Instructions for the task
Repeat the listing that follows, character for character, minus the pictures.

* Start Data shown *

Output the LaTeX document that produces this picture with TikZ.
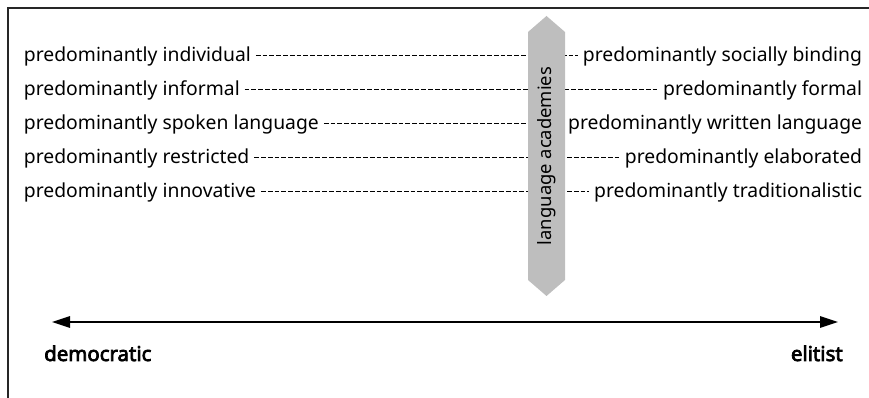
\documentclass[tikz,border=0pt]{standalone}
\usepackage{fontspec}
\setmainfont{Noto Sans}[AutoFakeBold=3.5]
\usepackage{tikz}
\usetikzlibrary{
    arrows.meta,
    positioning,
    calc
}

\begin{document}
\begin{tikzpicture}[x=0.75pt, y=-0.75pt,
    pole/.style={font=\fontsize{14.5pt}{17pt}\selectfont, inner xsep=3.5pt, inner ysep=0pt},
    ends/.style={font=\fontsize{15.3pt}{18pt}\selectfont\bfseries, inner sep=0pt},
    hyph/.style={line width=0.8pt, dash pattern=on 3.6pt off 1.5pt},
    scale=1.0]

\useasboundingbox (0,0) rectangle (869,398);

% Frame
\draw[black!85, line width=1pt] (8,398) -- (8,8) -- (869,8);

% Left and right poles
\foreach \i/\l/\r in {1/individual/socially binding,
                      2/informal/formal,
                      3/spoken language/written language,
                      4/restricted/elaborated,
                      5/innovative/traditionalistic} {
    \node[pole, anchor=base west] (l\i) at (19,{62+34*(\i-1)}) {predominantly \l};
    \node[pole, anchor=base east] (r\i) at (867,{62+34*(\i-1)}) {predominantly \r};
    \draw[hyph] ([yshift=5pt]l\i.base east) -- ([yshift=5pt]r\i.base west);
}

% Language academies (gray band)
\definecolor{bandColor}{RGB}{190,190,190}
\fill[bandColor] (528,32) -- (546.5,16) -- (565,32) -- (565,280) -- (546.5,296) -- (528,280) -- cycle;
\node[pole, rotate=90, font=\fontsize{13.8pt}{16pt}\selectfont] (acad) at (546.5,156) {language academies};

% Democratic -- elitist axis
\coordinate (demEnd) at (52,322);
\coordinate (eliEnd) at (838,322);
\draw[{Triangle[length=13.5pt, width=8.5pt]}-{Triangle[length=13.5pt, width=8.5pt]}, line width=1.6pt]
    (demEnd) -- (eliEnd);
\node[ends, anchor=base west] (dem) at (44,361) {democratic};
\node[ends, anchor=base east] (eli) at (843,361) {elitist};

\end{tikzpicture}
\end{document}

* End Data shown *

Answer to this task
Output the LaTeX document that produces this picture with TikZ.
\documentclass[tikz,border=0pt]{standalone}
\usepackage{fontspec}
\setmainfont{Noto Sans}[AutoFakeBold=3.5]
\usepackage{tikz}
\usetikzlibrary{
    arrows.meta,
    positioning,
    calc
}

\begin{document}
\begin{tikzpicture}[x=0.75pt, y=-0.75pt,
    pole/.style={font=\fontsize{14.5pt}{17pt}\selectfont, inner xsep=3.5pt, inner ysep=0pt},
    ends/.style={font=\fontsize{15.3pt}{18pt}\selectfont\bfseries, inner sep=0pt},
    hyph/.style={line width=0.8pt, dash pattern=on 3.6pt off 1.5pt},
    scale=1.0]

\useasboundingbox (0,0) rectangle (869,398);

% Frame
\draw[black!85, line width=1pt] (8,398) -- (8,8) -- (869,8);

% Left and right poles
\foreach \i/\l/\r in {1/individual/socially binding,
                      2/informal/formal,
                      3/spoken language/written language,
                      4/restricted/elaborated,
                      5/innovative/traditionalistic} {
    \node[pole, anchor=base west] (l\i) at (19,{62+34*(\i-1)}) {predominantly \l};
    \node[pole, anchor=base east] (r\i) at (867,{62+34*(\i-1)}) {predominantly \r};
    \draw[hyph] ([yshift=5pt]l\i.base east) -- ([yshift=5pt]r\i.base west);
}

% Language academies (gray band)
\definecolor{bandColor}{RGB}{190,190,190}
\fill[bandColor] (528,32) -- (546.5,16) -- (565,32) -- (565,280) -- (546.5,296) -- (528,280) -- cycle;
\node[pole, rotate=90, font=\fontsize{13.8pt}{16pt}\selectfont] (acad) at (546.5,156) {language academies};

% Democratic -- elitist axis
\coordinate (demEnd) at (52,322);
\coordinate (eliEnd) at (838,322);
\draw[{Triangle[length=13.5pt, width=8.5pt]}-{Triangle[length=13.5pt, width=8.5pt]}, line width=1.6pt]
    (demEnd) -- (eliEnd);
\node[ends, anchor=base west] (dem) at (44,361) {democratic};
\node[ends, anchor=base east] (eli) at (843,361) {elitist};

\end{tikzpicture}
\end{document}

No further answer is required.